While none of these projects were realized in Japan, globally many urban plans by architects were implemented and modern cities emerged such as Brasilia by Locio Costa, the capital cities of Nigeria and Macedonia by Kenzo Tange, and Chandigarh by Le Corbusier. In most cases the architect's intentions were not fully realized. Part of a given city would be built to plan only to be surrounded by chaotic areas. As such it's ambitious city planning was unstable and failed to keep its consistency. This reality reveals the essential difficulty in modern urban planning, which Isozaki pointed out; it's extremely difficult to set visions for idealized cities and share the visions with people, and then realized them consistently.
Rather than difficult, urban planning may simply be unnecessary. Tokyo serves as a good example. Thinking back to the critical atmosphere of the 1960s, it's significant that today few of its citizens are aware of Tokyo as the largest megacity in the world. They merely feel inconvenience with that huge Tokyo. There is no vision of an ideal shape or consistency for Tokyo, it looks like an impromptu patchwork. The reality of Tokyo shows that expanded megacities can be functional.

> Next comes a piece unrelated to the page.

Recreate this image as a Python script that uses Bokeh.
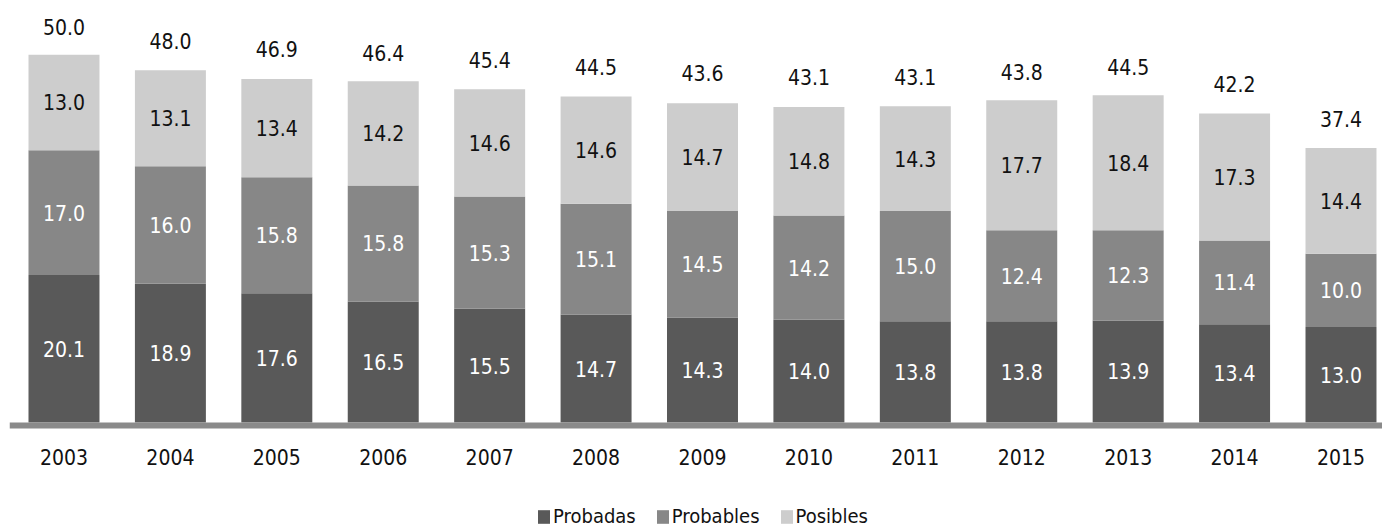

So far as these megacities are concerned, why does ideal vision or consistency matter?
In some sense, cities resemble living things. Figuratively speaking, Tokyo is a self-indulgent creature tending towards schizophrenia. Why did this happen? It's hard to tell where Tokyo's unique characteristics end and where general characteristics of megacities begin. As stated above, other megacities continue to grow according to their own characteristic identities. We can at least recognize that like Tokyo, many megacities have a patchy structure in which old cities overlap new ones, and planned areas are adjacent to unplanned.These patchy structures exhibit a flexibility suggesting that development aimed at meeting practical needs is more efficient thatn building cities to strictly rational plans. It may sound strange, but it seems to be a natural fact that megacities themselves are irrational.
It's not easy to plan new city blocks to have true organic relationships which existing urban context. If new blocks are only planned to be in harmony which the rest of the city, cities as a whole would fall into things of the past. To keep cities active, it's necessary to have projects that can continually revitalize the context of a city. In this regard, Tokyo has few good examples to show. Even if we recognize Tokyo as a self-networking system with multiple variables, we are still searching for a way to lead and support the system. Facing the reality that many megacities are shifting to patchwork-like structures, it's clearly nonsense to consider cities as extensions of tree structures. A new vision for cities is needed, one which can connect unrelated things and create a new organism. This is a big and challenging problem for us.
Our understanding of architecture and cities has been depressed by Globalism and Neo-Liberalism. We need a vision that can release us from this depression and allow us to take the next step. We need to build momentum in order to develop cities with identify out from under of these banners of universalism.